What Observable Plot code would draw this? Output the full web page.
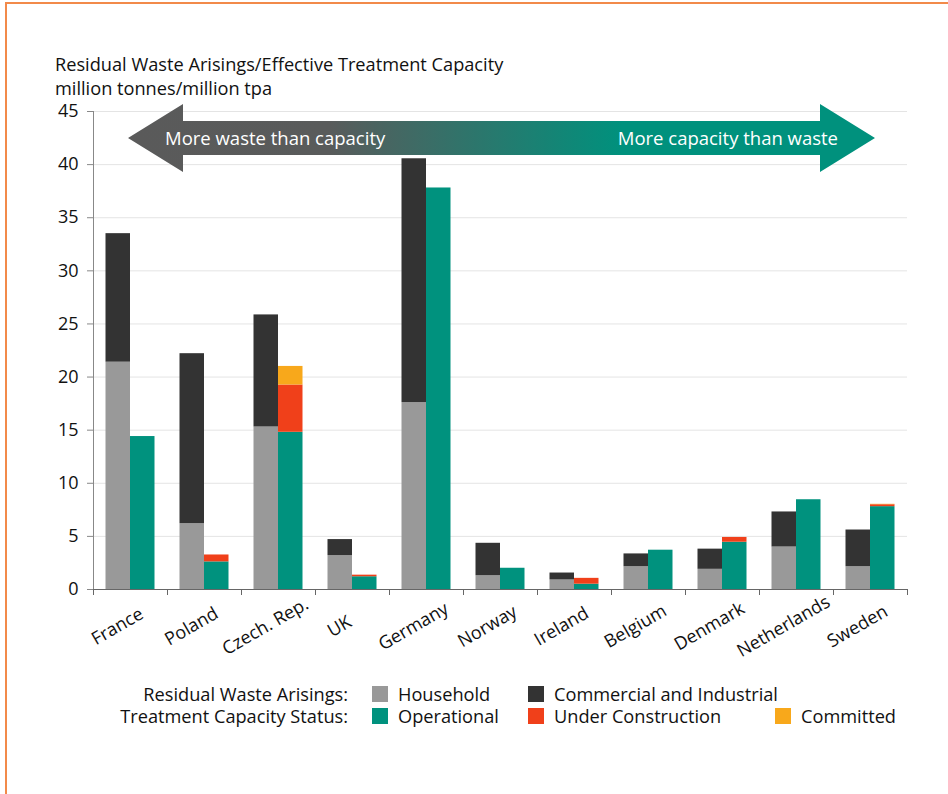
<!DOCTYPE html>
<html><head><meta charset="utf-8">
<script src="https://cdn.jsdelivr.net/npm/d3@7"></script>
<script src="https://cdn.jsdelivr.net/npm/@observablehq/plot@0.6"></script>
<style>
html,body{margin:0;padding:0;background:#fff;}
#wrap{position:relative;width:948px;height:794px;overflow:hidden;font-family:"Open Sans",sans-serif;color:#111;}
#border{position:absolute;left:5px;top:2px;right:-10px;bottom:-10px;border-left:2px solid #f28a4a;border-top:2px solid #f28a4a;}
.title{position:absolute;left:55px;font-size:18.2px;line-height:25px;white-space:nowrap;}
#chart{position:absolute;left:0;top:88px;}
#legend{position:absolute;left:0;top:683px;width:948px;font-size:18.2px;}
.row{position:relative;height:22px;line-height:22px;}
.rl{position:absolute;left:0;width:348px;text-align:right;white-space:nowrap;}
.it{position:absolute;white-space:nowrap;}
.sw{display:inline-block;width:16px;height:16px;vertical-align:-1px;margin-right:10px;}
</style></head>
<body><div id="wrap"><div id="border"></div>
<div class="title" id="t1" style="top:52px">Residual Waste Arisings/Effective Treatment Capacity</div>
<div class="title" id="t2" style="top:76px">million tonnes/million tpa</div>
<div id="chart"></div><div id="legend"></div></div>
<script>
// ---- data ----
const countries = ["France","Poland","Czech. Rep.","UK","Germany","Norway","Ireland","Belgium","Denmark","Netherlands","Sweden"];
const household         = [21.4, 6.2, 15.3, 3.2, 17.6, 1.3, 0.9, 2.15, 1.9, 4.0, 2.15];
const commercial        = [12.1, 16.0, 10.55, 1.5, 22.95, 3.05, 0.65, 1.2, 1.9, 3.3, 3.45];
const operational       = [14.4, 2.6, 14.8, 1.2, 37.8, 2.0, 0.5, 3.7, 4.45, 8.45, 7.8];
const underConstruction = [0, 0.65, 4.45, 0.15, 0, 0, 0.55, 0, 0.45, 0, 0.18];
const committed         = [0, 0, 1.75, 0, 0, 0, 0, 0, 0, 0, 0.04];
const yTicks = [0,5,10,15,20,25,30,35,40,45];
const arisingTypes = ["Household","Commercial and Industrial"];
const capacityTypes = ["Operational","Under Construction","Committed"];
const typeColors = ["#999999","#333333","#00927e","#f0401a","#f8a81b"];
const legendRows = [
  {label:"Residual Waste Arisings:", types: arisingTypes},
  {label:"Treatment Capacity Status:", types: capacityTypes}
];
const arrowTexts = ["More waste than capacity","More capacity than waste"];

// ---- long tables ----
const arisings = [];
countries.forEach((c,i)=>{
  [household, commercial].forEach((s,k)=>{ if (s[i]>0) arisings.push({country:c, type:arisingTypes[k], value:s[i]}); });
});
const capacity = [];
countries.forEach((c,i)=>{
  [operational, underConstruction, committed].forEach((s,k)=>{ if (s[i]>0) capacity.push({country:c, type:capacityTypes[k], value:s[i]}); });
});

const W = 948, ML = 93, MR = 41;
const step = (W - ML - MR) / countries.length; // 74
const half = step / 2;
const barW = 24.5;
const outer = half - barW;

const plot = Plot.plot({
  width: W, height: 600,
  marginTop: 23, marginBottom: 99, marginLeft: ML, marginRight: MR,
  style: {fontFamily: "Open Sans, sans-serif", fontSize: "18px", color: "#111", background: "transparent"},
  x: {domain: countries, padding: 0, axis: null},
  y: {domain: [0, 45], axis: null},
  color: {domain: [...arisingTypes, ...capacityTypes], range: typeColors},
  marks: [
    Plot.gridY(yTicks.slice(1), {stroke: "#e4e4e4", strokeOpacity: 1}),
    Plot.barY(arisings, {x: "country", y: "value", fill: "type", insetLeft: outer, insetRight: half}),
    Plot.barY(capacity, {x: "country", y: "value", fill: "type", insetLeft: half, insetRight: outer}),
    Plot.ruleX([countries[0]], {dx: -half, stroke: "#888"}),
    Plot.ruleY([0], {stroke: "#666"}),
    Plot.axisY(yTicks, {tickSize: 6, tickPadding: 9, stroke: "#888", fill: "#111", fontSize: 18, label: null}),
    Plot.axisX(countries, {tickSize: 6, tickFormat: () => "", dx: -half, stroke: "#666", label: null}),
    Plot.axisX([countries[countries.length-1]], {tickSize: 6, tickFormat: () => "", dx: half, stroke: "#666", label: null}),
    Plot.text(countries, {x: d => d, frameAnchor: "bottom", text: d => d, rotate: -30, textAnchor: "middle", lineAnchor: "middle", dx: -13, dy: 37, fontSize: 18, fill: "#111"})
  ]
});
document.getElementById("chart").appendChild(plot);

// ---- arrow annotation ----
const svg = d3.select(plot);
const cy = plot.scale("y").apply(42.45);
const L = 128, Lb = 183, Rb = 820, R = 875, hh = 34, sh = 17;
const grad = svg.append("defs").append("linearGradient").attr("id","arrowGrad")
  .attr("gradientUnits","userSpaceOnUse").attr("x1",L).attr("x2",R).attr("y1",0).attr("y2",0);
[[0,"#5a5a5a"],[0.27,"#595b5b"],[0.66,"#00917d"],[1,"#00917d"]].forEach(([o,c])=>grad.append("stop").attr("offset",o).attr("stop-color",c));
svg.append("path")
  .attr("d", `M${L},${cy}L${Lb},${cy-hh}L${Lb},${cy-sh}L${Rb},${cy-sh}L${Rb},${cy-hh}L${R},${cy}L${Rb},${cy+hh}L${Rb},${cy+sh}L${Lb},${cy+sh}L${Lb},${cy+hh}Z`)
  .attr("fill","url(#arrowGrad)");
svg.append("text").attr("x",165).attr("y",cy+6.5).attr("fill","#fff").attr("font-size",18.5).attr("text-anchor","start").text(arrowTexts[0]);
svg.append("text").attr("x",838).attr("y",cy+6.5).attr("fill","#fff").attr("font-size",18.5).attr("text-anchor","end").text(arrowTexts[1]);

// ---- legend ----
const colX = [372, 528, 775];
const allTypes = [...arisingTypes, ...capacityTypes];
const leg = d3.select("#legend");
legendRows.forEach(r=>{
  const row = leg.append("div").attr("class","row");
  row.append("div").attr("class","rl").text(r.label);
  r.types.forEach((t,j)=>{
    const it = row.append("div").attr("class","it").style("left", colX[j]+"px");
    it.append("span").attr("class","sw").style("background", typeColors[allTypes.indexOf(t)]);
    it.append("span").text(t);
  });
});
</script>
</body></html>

* Written problem
In your copy of the listing above, reproduce each line exactly and omit all pictures.

* The result
What Observable Plot code would draw this? Output the full web page.
<!DOCTYPE html>
<html><head><meta charset="utf-8">
<script src="https://cdn.jsdelivr.net/npm/d3@7"></script>
<script src="https://cdn.jsdelivr.net/npm/@observablehq/plot@0.6"></script>
<style>
html,body{margin:0;padding:0;background:#fff;}
#wrap{position:relative;width:948px;height:794px;overflow:hidden;font-family:"Open Sans",sans-serif;color:#111;}
#border{position:absolute;left:5px;top:2px;right:-10px;bottom:-10px;border-left:2px solid #f28a4a;border-top:2px solid #f28a4a;}
.title{position:absolute;left:55px;font-size:18.2px;line-height:25px;white-space:nowrap;}
#chart{position:absolute;left:0;top:88px;}
#legend{position:absolute;left:0;top:683px;width:948px;font-size:18.2px;}
.row{position:relative;height:22px;line-height:22px;}
.rl{position:absolute;left:0;width:348px;text-align:right;white-space:nowrap;}
.it{position:absolute;white-space:nowrap;}
.sw{display:inline-block;width:16px;height:16px;vertical-align:-1px;margin-right:10px;}
</style></head>
<body><div id="wrap"><div id="border"></div>
<div class="title" id="t1" style="top:52px">Residual Waste Arisings/Effective Treatment Capacity</div>
<div class="title" id="t2" style="top:76px">million tonnes/million tpa</div>
<div id="chart"></div><div id="legend"></div></div>
<script>
// ---- data ----
const countries = ["France","Poland","Czech. Rep.","UK","Germany","Norway","Ireland","Belgium","Denmark","Netherlands","Sweden"];
const household         = [21.4, 6.2, 15.3, 3.2, 17.6, 1.3, 0.9, 2.15, 1.9, 4.0, 2.15];
const commercial        = [12.1, 16.0, 10.55, 1.5, 22.95, 3.05, 0.65, 1.2, 1.9, 3.3, 3.45];
const operational       = [14.4, 2.6, 14.8, 1.2, 37.8, 2.0, 0.5, 3.7, 4.45, 8.45, 7.8];
const underConstruction = [0, 0.65, 4.45, 0.15, 0, 0, 0.55, 0, 0.45, 0, 0.18];
const committed         = [0, 0, 1.75, 0, 0, 0, 0, 0, 0, 0, 0.04];
const yTicks = [0,5,10,15,20,25,30,35,40,45];
const arisingTypes = ["Household","Commercial and Industrial"];
const capacityTypes = ["Operational","Under Construction","Committed"];
const typeColors = ["#999999","#333333","#00927e","#f0401a","#f8a81b"];
const legendRows = [
  {label:"Residual Waste Arisings:", types: arisingTypes},
  {label:"Treatment Capacity Status:", types: capacityTypes}
];
const arrowTexts = ["More waste than capacity","More capacity than waste"];

// ---- long tables ----
const arisings = [];
countries.forEach((c,i)=>{
  [household, commercial].forEach((s,k)=>{ if (s[i]>0) arisings.push({country:c, type:arisingTypes[k], value:s[i]}); });
});
const capacity = [];
countries.forEach((c,i)=>{
  [operational, underConstruction, committed].forEach((s,k)=>{ if (s[i]>0) capacity.push({country:c, type:capacityTypes[k], value:s[i]}); });
});

const W = 948, ML = 93, MR = 41;
const step = (W - ML - MR) / countries.length; // 74
const half = step / 2;
const barW = 24.5;
const outer = half - barW;

const plot = Plot.plot({
  width: W, height: 600,
  marginTop: 23, marginBottom: 99, marginLeft: ML, marginRight: MR,
  style: {fontFamily: "Open Sans, sans-serif", fontSize: "18px", color: "#111", background: "transparent"},
  x: {domain: countries, padding: 0, axis: null},
  y: {domain: [0, 45], axis: null},
  color: {domain: [...arisingTypes, ...capacityTypes], range: typeColors},
  marks: [
    Plot.gridY(yTicks.slice(1), {stroke: "#e4e4e4", strokeOpacity: 1}),
    Plot.barY(arisings, {x: "country", y: "value", fill: "type", insetLeft: outer, insetRight: half}),
    Plot.barY(capacity, {x: "country", y: "value", fill: "type", insetLeft: half, insetRight: outer}),
    Plot.ruleX([countries[0]], {dx: -half, stroke: "#888"}),
    Plot.ruleY([0], {stroke: "#666"}),
    Plot.axisY(yTicks, {tickSize: 6, tickPadding: 9, stroke: "#888", fill: "#111", fontSize: 18, label: null}),
    Plot.axisX(countries, {tickSize: 6, tickFormat: () => "", dx: -half, stroke: "#666", label: null}),
    Plot.axisX([countries[countries.length-1]], {tickSize: 6, tickFormat: () => "", dx: half, stroke: "#666", label: null}),
    Plot.text(countries, {x: d => d, frameAnchor: "bottom", text: d => d, rotate: -30, textAnchor: "middle", lineAnchor: "middle", dx: -13, dy: 37, fontSize: 18, fill: "#111"})
  ]
});
document.getElementById("chart").appendChild(plot);

// ---- arrow annotation ----
const svg = d3.select(plot);
const cy = plot.scale("y").apply(42.45);
const L = 128, Lb = 183, Rb = 820, R = 875, hh = 34, sh = 17;
const grad = svg.append("defs").append("linearGradient").attr("id","arrowGrad")
  .attr("gradientUnits","userSpaceOnUse").attr("x1",L).attr("x2",R).attr("y1",0).attr("y2",0);
[[0,"#5a5a5a"],[0.27,"#595b5b"],[0.66,"#00917d"],[1,"#00917d"]].forEach(([o,c])=>grad.append("stop").attr("offset",o).attr("stop-color",c));
svg.append("path")
  .attr("d", `M${L},${cy}L${Lb},${cy-hh}L${Lb},${cy-sh}L${Rb},${cy-sh}L${Rb},${cy-hh}L${R},${cy}L${Rb},${cy+hh}L${Rb},${cy+sh}L${Lb},${cy+sh}L${Lb},${cy+hh}Z`)
  .attr("fill","url(#arrowGrad)");
svg.append("text").attr("x",165).attr("y",cy+6.5).attr("fill","#fff").attr("font-size",18.5).attr("text-anchor","start").text(arrowTexts[0]);
svg.append("text").attr("x",838).attr("y",cy+6.5).attr("fill","#fff").attr("font-size",18.5).attr("text-anchor","end").text(arrowTexts[1]);

// ---- legend ----
const colX = [372, 528, 775];
const allTypes = [...arisingTypes, ...capacityTypes];
const leg = d3.select("#legend");
legendRows.forEach(r=>{
  const row = leg.append("div").attr("class","row");
  row.append("div").attr("class","rl").text(r.label);
  r.types.forEach((t,j)=>{
    const it = row.append("div").attr("class","it").style("left", colX[j]+"px");
    it.append("span").attr("class","sw").style("background", typeColors[allTypes.indexOf(t)]);
    it.append("span").text(t);
  });
});
</script>
</body></html>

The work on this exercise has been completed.